Outdated Mass Submissions

Whoever has uploaded the entirety of Alice in Wonderland or the detective novel (Hanaud) has basically created a massive amount of repetition of the same words. To make matters worse, they’re not modern speech!

I have over 3 thousand pages of repetitive sentences to downvote, I sit for hours clicking away to find that there’s still over 3 thousand. The bloody page counter has overflowed!

This is ridiculous. We need to add modern words and names, but they’re hidden under a pile of auto submitted waffle.

Hi @ajay.dixon

I understand your frustration, I’ve seem myself in the same situation when checking Spanish sentences in the past.

It would be interesting to understand what would you need when these situations happen, or how do you think we could avoid these situations to happen in the future.

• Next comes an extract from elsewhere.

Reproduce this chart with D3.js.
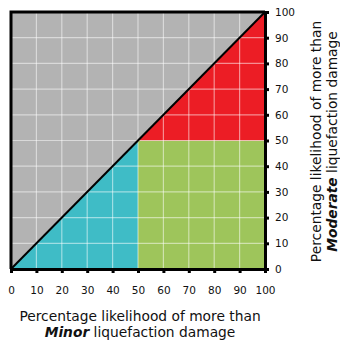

BTW, can you paste an example of “repetitive words”? The tool should be blocking any duplicated sentences.

I can’t really paste any, I just soldiered on and got past a lot of them. A lot of the repetition was coming from short conversions in novels.

For example:

“It was”, Alice said thoughtfully.
“Was it”? Said Alice thoughtfully.

Bertie, “Oh no”.
“No, oh well Bertie”.

The variations of these sentences seemed endless. I was wondering if I should be down voting for this anyway.

As long as they are valid sentences they should get positive votes. I don’t think there is an easy way to detect sentences that are similar but not the same.

Repeated words or short utterances, strung together in a variety of ways, are crucial to the corpus. That’s the only way in which the algorithm can learn the grammatical and audio context of the manner in which those words are used by native writers and speakers.

They only use one recording of a sentence in the model, so we need as many unique sentences as possible, even if the words are similar.

Yeah. I know, it was just reaching the point where I was thinking ‘haven’t I up voted this phrase multiple times’? That’s all.

I upvoted nearly everything.